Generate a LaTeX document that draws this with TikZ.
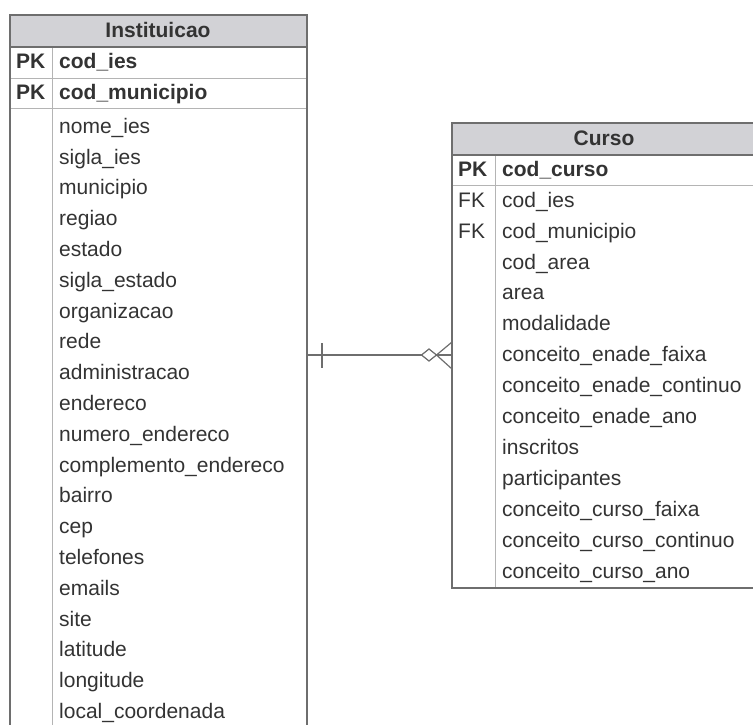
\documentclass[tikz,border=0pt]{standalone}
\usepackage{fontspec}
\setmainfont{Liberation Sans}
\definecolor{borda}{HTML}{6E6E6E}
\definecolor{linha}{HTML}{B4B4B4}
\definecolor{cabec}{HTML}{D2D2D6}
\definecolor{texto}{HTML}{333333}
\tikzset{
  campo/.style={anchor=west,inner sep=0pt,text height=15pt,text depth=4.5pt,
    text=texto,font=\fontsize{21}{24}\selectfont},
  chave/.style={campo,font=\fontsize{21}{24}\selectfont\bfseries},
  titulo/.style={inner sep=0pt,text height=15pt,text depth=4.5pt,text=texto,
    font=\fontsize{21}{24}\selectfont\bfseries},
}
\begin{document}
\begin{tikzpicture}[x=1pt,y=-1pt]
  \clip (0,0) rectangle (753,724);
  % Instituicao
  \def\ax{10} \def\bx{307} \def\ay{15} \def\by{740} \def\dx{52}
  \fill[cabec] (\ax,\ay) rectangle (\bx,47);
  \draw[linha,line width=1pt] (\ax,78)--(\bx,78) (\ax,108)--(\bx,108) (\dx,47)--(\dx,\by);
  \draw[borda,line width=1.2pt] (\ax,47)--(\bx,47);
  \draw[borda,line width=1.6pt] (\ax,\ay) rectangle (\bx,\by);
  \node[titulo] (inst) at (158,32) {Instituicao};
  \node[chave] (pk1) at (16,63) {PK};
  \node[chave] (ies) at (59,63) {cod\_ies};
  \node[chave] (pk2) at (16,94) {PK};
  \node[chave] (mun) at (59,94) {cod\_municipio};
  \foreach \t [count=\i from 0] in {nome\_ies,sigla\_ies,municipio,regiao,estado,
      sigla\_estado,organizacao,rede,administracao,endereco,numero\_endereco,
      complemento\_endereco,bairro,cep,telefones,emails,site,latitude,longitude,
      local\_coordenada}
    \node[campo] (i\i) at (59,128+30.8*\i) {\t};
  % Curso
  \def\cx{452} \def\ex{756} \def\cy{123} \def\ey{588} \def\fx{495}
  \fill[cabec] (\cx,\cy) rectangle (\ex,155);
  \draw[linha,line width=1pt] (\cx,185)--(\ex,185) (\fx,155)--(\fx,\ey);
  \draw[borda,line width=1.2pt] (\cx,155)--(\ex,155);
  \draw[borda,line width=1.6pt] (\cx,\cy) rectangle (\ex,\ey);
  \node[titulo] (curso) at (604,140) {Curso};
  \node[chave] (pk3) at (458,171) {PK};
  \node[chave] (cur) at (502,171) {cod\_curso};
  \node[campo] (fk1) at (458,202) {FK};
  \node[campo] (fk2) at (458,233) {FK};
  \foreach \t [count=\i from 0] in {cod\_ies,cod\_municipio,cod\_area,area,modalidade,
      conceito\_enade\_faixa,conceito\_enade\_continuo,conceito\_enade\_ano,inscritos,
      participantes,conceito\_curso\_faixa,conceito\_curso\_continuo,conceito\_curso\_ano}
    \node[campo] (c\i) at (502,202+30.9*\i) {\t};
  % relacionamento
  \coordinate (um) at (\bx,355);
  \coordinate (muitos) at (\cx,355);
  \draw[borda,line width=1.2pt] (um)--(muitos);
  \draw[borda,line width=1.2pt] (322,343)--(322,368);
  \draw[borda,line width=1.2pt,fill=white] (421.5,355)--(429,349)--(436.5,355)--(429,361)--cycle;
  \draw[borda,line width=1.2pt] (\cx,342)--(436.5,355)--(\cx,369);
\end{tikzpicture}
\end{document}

What needs to be done: Copy out every line of the material above exactly, skipping the pictures.

Task solution:
Generate a LaTeX document that draws this with TikZ.
\documentclass[tikz,border=0pt]{standalone}
\usepackage{fontspec}
\setmainfont{Liberation Sans}
\definecolor{borda}{HTML}{6E6E6E}
\definecolor{linha}{HTML}{B4B4B4}
\definecolor{cabec}{HTML}{D2D2D6}
\definecolor{texto}{HTML}{333333}
\tikzset{
  campo/.style={anchor=west,inner sep=0pt,text height=15pt,text depth=4.5pt,
    text=texto,font=\fontsize{21}{24}\selectfont},
  chave/.style={campo,font=\fontsize{21}{24}\selectfont\bfseries},
  titulo/.style={inner sep=0pt,text height=15pt,text depth=4.5pt,text=texto,
    font=\fontsize{21}{24}\selectfont\bfseries},
}
\begin{document}
\begin{tikzpicture}[x=1pt,y=-1pt]
  \clip (0,0) rectangle (753,724);
  % Instituicao
  \def\ax{10} \def\bx{307} \def\ay{15} \def\by{740} \def\dx{52}
  \fill[cabec] (\ax,\ay) rectangle (\bx,47);
  \draw[linha,line width=1pt] (\ax,78)--(\bx,78) (\ax,108)--(\bx,108) (\dx,47)--(\dx,\by);
  \draw[borda,line width=1.2pt] (\ax,47)--(\bx,47);
  \draw[borda,line width=1.6pt] (\ax,\ay) rectangle (\bx,\by);
  \node[titulo] (inst) at (158,32) {Instituicao};
  \node[chave] (pk1) at (16,63) {PK};
  \node[chave] (ies) at (59,63) {cod\_ies};
  \node[chave] (pk2) at (16,94) {PK};
  \node[chave] (mun) at (59,94) {cod\_municipio};
  \foreach \t [count=\i from 0] in {nome\_ies,sigla\_ies,municipio,regiao,estado,
      sigla\_estado,organizacao,rede,administracao,endereco,numero\_endereco,
      complemento\_endereco,bairro,cep,telefones,emails,site,latitude,longitude,
      local\_coordenada}
    \node[campo] (i\i) at (59,128+30.8*\i) {\t};
  % Curso
  \def\cx{452} \def\ex{756} \def\cy{123} \def\ey{588} \def\fx{495}
  \fill[cabec] (\cx,\cy) rectangle (\ex,155);
  \draw[linha,line width=1pt] (\cx,185)--(\ex,185) (\fx,155)--(\fx,\ey);
  \draw[borda,line width=1.2pt] (\cx,155)--(\ex,155);
  \draw[borda,line width=1.6pt] (\cx,\cy) rectangle (\ex,\ey);
  \node[titulo] (curso) at (604,140) {Curso};
  \node[chave] (pk3) at (458,171) {PK};
  \node[chave] (cur) at (502,171) {cod\_curso};
  \node[campo] (fk1) at (458,202) {FK};
  \node[campo] (fk2) at (458,233) {FK};
  \foreach \t [count=\i from 0] in {cod\_ies,cod\_municipio,cod\_area,area,modalidade,
      conceito\_enade\_faixa,conceito\_enade\_continuo,conceito\_enade\_ano,inscritos,
      participantes,conceito\_curso\_faixa,conceito\_curso\_continuo,conceito\_curso\_ano}
    \node[campo] (c\i) at (502,202+30.9*\i) {\t};
  % relacionamento
  \coordinate (um) at (\bx,355);
  \coordinate (muitos) at (\cx,355);
  \draw[borda,line width=1.2pt] (um)--(muitos);
  \draw[borda,line width=1.2pt] (322,343)--(322,368);
  \draw[borda,line width=1.2pt,fill=white] (421.5,355)--(429,349)--(436.5,355)--(429,361)--cycle;
  \draw[borda,line width=1.2pt] (\cx,342)--(436.5,355)--(\cx,369);
\end{tikzpicture}
\end{document}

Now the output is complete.